> _What to do_
Omit all pictures. Copy the rest of the material exactly.
═════ Data section ═════
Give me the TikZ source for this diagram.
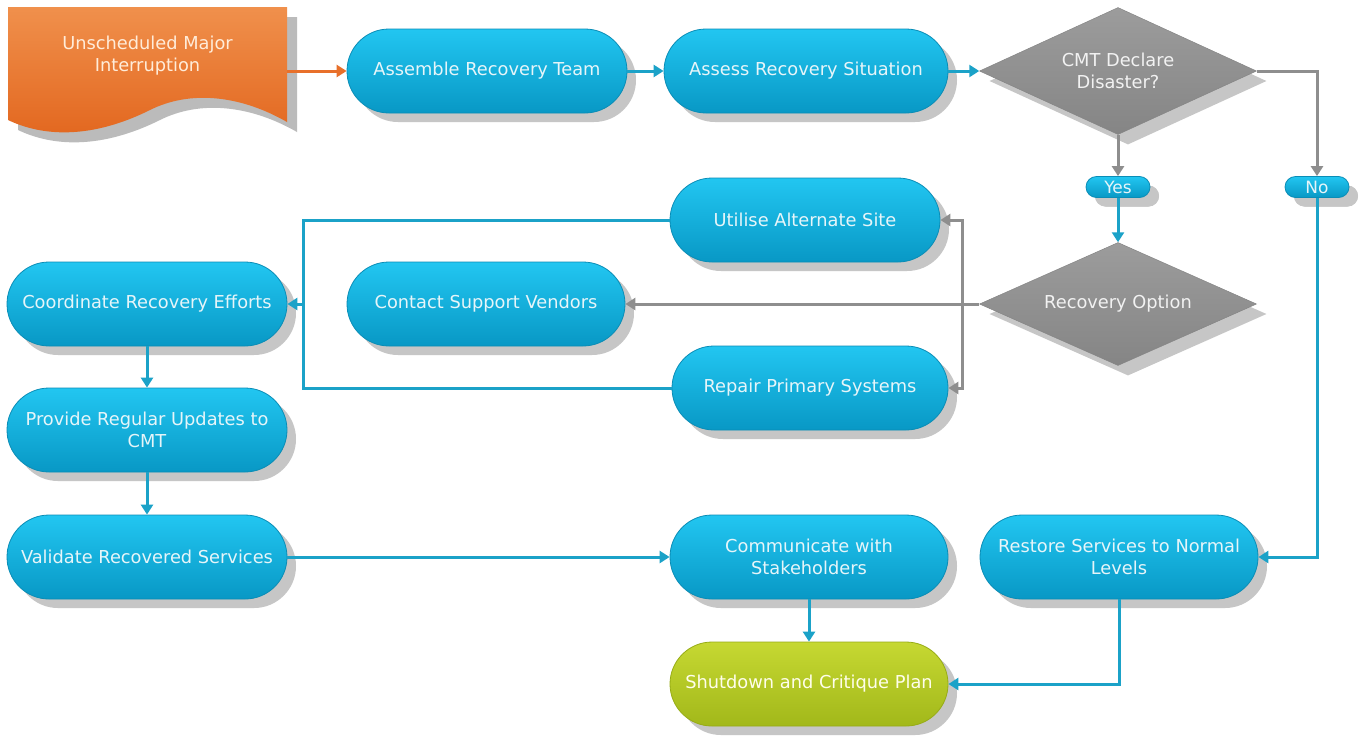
\documentclass[tikz,border=0pt]{standalone}
\usepackage{fontspec}
\setmainfont{DejaVu Sans}
\usetikzlibrary{shapes.geometric,arrows.meta,shadows}
\definecolor{cyanT}{HTML}{22C6F1}
\definecolor{cyanB}{HTML}{0898C5}
\definecolor{cyanD}{HTML}{0A8DB6}
\definecolor{lineC}{HTML}{1BA2C8}
\definecolor{grayL}{HTML}{8E8E8E}
\definecolor{shad}{HTML}{C6C6C6}
\definecolor{txt}{HTML}{E6F5F9}
\definecolor{dmT}{HTML}{9C9C9C}
\definecolor{dmB}{HTML}{858585}
\definecolor{docT}{HTML}{F0904C}
\definecolor{docB}{HTML}{E2661E}
\definecolor{docL}{HTML}{E8702A}
\definecolor{grT}{HTML}{C6D832}
\definecolor{grB}{HTML}{A2B81A}
\definecolor{grD}{HTML}{97AC16}
\tikzset{
  x=1pt, y=-1pt,
  pill/.style={draw=cyanD, line width=0.8pt, top color=cyanT, bottom color=cyanB,
    rounded corners=42pt, minimum width=280pt, minimum height=84pt, inner sep=0pt,
    align=center, text=txt, font=\fontsize{17.8}{22}\selectfont,
    drop shadow={shadow xshift=9pt, shadow yshift=-9pt, fill=shad, opacity=1}},
  greenpill/.style={pill, draw=grD, top color=grT, bottom color=grB, text=white!92!yellow},
  smallpill/.style={pill, rounded corners=10.5pt, minimum width=64pt, minimum height=21pt,
    font=\fontsize{17}{18}\selectfont,
    drop shadow={shadow xshift=9pt, shadow yshift=-9pt, fill=shad, opacity=1}},
  decision/.style={diamond, draw=dmB, line width=0.5pt, top color=dmT, bottom color=dmB,
    inner sep=0pt, aspect=2.2, align=center, text=white!90!gray,
    font=\fontsize{17.8}{22}\selectfont,
    drop shadow={shadow xshift=10pt, shadow yshift=-10pt, fill=shad, opacity=1}},
  cline/.style={draw=lineC, line width=3pt},
  carrow/.style={cline, -{Triangle[width=12pt,length=10pt]}},
  garrow/.style={draw=grayL, line width=3pt, -{Triangle[width=12pt,length=10pt]}},
  oarrow/.style={draw=docL, line width=3pt, -{Triangle[width=12pt,length=10pt]}},
}
\begin{document}
\begin{tikzpicture}
\fill[white] (0,0) rectangle (1364,740);
\useasboundingbox (0,0) rectangle (1364,740);
% document shape
\fill[shad!85!gray] (18,17) -- (297,17) -- (297,132)
   .. controls (250,105) and (200,100) .. (160,120)
   .. controls (110,145) and (60,150) .. (18,130) -- cycle;
\shade[top color=docT, bottom color=docB] (8,7) -- (287,7) -- (287,122)
   .. controls (240,95) and (190,90) .. (150,110)
   .. controls (100,135) and (50,140) .. (8,120) -- cycle;
\node[text=white!85!orange, align=center, font=\fontsize{17.8}{22}\selectfont,
      minimum width=279pt, minimum height=30pt, inner sep=0pt]
      (doc) at (147.5,56) {Unscheduled Major\\Interruption};
\coordinate (docE) at (287,71);

\node[pill] (assemble) at (487,71) {Assemble Recovery Team};
\node[pill, minimum width=284pt] (assess) at (806,71) {Assess Recovery Situation};
\node[decision, minimum width=277pt, minimum height=127pt] (decl) at (1118,71) {CMT Declare\\Disaster?};
\node[smallpill] (yes) at (1118,187) {Yes};
\node[smallpill] (no) at (1317,187) {No};
\node[decision, minimum width=277pt, minimum height=123pt] (ropt) at (1118,304) {Recovery Option};
\node[pill, minimum width=270pt] (utilise) at (805,220) {Utilise Alternate Site};
\node[pill, minimum width=278pt] (contact) at (486,304) {Contact Support Vendors};
\node[pill, minimum width=276pt] (repair) at (810,388) {Repair Primary Systems};
\node[pill] (coord) at (147,304) {Coordinate Recovery Efforts};
\node[pill] (provide) at (147,430) {Provide Regular Updates to\\CMT};
\node[pill] (validate) at (147,557) {Validate Recovered Services};
\node[pill, minimum width=278pt] (comm) at (809,557) {Communicate with\\Stakeholders};
\node[pill, minimum width=278pt] (restore) at (1119,557) {Restore Services to Normal\\Levels};
\node[greenpill, minimum width=278pt] (shut) at (809,684) {Shutdown and Critique Plan};

\coordinate (j) at (962,304);
\coordinate (k) at (303,304);

\draw[oarrow] (docE) -- (assemble.west);
\draw[carrow] (assemble) -- (assess);
\draw[carrow] (assess) -- (decl.west);
\draw[garrow] (decl.south) -- (yes.north);
\draw[garrow] (decl.east) -| (no.north);
\draw[carrow] (yes.south) -- (ropt.north);
\draw[garrow] (ropt.west) -- (contact.east);
\draw[garrow] (j) |- (utilise.east);
\draw[garrow] (j) |- (repair.east);
\draw[cline] (utilise.west) -| (k);
\draw[cline] (repair.west) -| (k);
\draw[carrow] (k) -- (coord.east);
\draw[carrow] (coord) -- (provide);
\draw[carrow] (provide) -- (validate);
\draw[carrow] (validate) -- (comm);
\draw[carrow] (comm) -- (shut);
\draw[carrow] (no.south) |- (restore.east);
\draw[carrow] (restore.south) |- (shut.east);
\end{tikzpicture}
\end{document}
═════
> _Answer to this task_
Give me the TikZ source for this diagram.
\documentclass[tikz,border=0pt]{standalone}
\usepackage{fontspec}
\setmainfont{DejaVu Sans}
\usetikzlibrary{shapes.geometric,arrows.meta,shadows}
\definecolor{cyanT}{HTML}{22C6F1}
\definecolor{cyanB}{HTML}{0898C5}
\definecolor{cyanD}{HTML}{0A8DB6}
\definecolor{lineC}{HTML}{1BA2C8}
\definecolor{grayL}{HTML}{8E8E8E}
\definecolor{shad}{HTML}{C6C6C6}
\definecolor{txt}{HTML}{E6F5F9}
\definecolor{dmT}{HTML}{9C9C9C}
\definecolor{dmB}{HTML}{858585}
\definecolor{docT}{HTML}{F0904C}
\definecolor{docB}{HTML}{E2661E}
\definecolor{docL}{HTML}{E8702A}
\definecolor{grT}{HTML}{C6D832}
\definecolor{grB}{HTML}{A2B81A}
\definecolor{grD}{HTML}{97AC16}
\tikzset{
  x=1pt, y=-1pt,
  pill/.style={draw=cyanD, line width=0.8pt, top color=cyanT, bottom color=cyanB,
    rounded corners=42pt, minimum width=280pt, minimum height=84pt, inner sep=0pt,
    align=center, text=txt, font=\fontsize{17.8}{22}\selectfont,
    drop shadow={shadow xshift=9pt, shadow yshift=-9pt, fill=shad, opacity=1}},
  greenpill/.style={pill, draw=grD, top color=grT, bottom color=grB, text=white!92!yellow},
  smallpill/.style={pill, rounded corners=10.5pt, minimum width=64pt, minimum height=21pt,
    font=\fontsize{17}{18}\selectfont,
    drop shadow={shadow xshift=9pt, shadow yshift=-9pt, fill=shad, opacity=1}},
  decision/.style={diamond, draw=dmB, line width=0.5pt, top color=dmT, bottom color=dmB,
    inner sep=0pt, aspect=2.2, align=center, text=white!90!gray,
    font=\fontsize{17.8}{22}\selectfont,
    drop shadow={shadow xshift=10pt, shadow yshift=-10pt, fill=shad, opacity=1}},
  cline/.style={draw=lineC, line width=3pt},
  carrow/.style={cline, -{Triangle[width=12pt,length=10pt]}},
  garrow/.style={draw=grayL, line width=3pt, -{Triangle[width=12pt,length=10pt]}},
  oarrow/.style={draw=docL, line width=3pt, -{Triangle[width=12pt,length=10pt]}},
}
\begin{document}
\begin{tikzpicture}
\fill[white] (0,0) rectangle (1364,740);
\useasboundingbox (0,0) rectangle (1364,740);
% document shape
\fill[shad!85!gray] (18,17) -- (297,17) -- (297,132)
   .. controls (250,105) and (200,100) .. (160,120)
   .. controls (110,145) and (60,150) .. (18,130) -- cycle;
\shade[top color=docT, bottom color=docB] (8,7) -- (287,7) -- (287,122)
   .. controls (240,95) and (190,90) .. (150,110)
   .. controls (100,135) and (50,140) .. (8,120) -- cycle;
\node[text=white!85!orange, align=center, font=\fontsize{17.8}{22}\selectfont,
      minimum width=279pt, minimum height=30pt, inner sep=0pt]
      (doc) at (147.5,56) {Unscheduled Major\\Interruption};
\coordinate (docE) at (287,71);

\node[pill] (assemble) at (487,71) {Assemble Recovery Team};
\node[pill, minimum width=284pt] (assess) at (806,71) {Assess Recovery Situation};
\node[decision, minimum width=277pt, minimum height=127pt] (decl) at (1118,71) {CMT Declare\\Disaster?};
\node[smallpill] (yes) at (1118,187) {Yes};
\node[smallpill] (no) at (1317,187) {No};
\node[decision, minimum width=277pt, minimum height=123pt] (ropt) at (1118,304) {Recovery Option};
\node[pill, minimum width=270pt] (utilise) at (805,220) {Utilise Alternate Site};
\node[pill, minimum width=278pt] (contact) at (486,304) {Contact Support Vendors};
\node[pill, minimum width=276pt] (repair) at (810,388) {Repair Primary Systems};
\node[pill] (coord) at (147,304) {Coordinate Recovery Efforts};
\node[pill] (provide) at (147,430) {Provide Regular Updates to\\CMT};
\node[pill] (validate) at (147,557) {Validate Recovered Services};
\node[pill, minimum width=278pt] (comm) at (809,557) {Communicate with\\Stakeholders};
\node[pill, minimum width=278pt] (restore) at (1119,557) {Restore Services to Normal\\Levels};
\node[greenpill, minimum width=278pt] (shut) at (809,684) {Shutdown and Critique Plan};

\coordinate (j) at (962,304);
\coordinate (k) at (303,304);

\draw[oarrow] (docE) -- (assemble.west);
\draw[carrow] (assemble) -- (assess);
\draw[carrow] (assess) -- (decl.west);
\draw[garrow] (decl.south) -- (yes.north);
\draw[garrow] (decl.east) -| (no.north);
\draw[carrow] (yes.south) -- (ropt.north);
\draw[garrow] (ropt.west) -- (contact.east);
\draw[garrow] (j) |- (utilise.east);
\draw[garrow] (j) |- (repair.east);
\draw[cline] (utilise.west) -| (k);
\draw[cline] (repair.west) -| (k);
\draw[carrow] (k) -- (coord.east);
\draw[carrow] (coord) -- (provide);
\draw[carrow] (provide) -- (validate);
\draw[carrow] (validate) -- (comm);
\draw[carrow] (comm) -- (shut);
\draw[carrow] (no.south) |- (restore.east);
\draw[carrow] (restore.south) |- (shut.east);
\end{tikzpicture}
\end{document}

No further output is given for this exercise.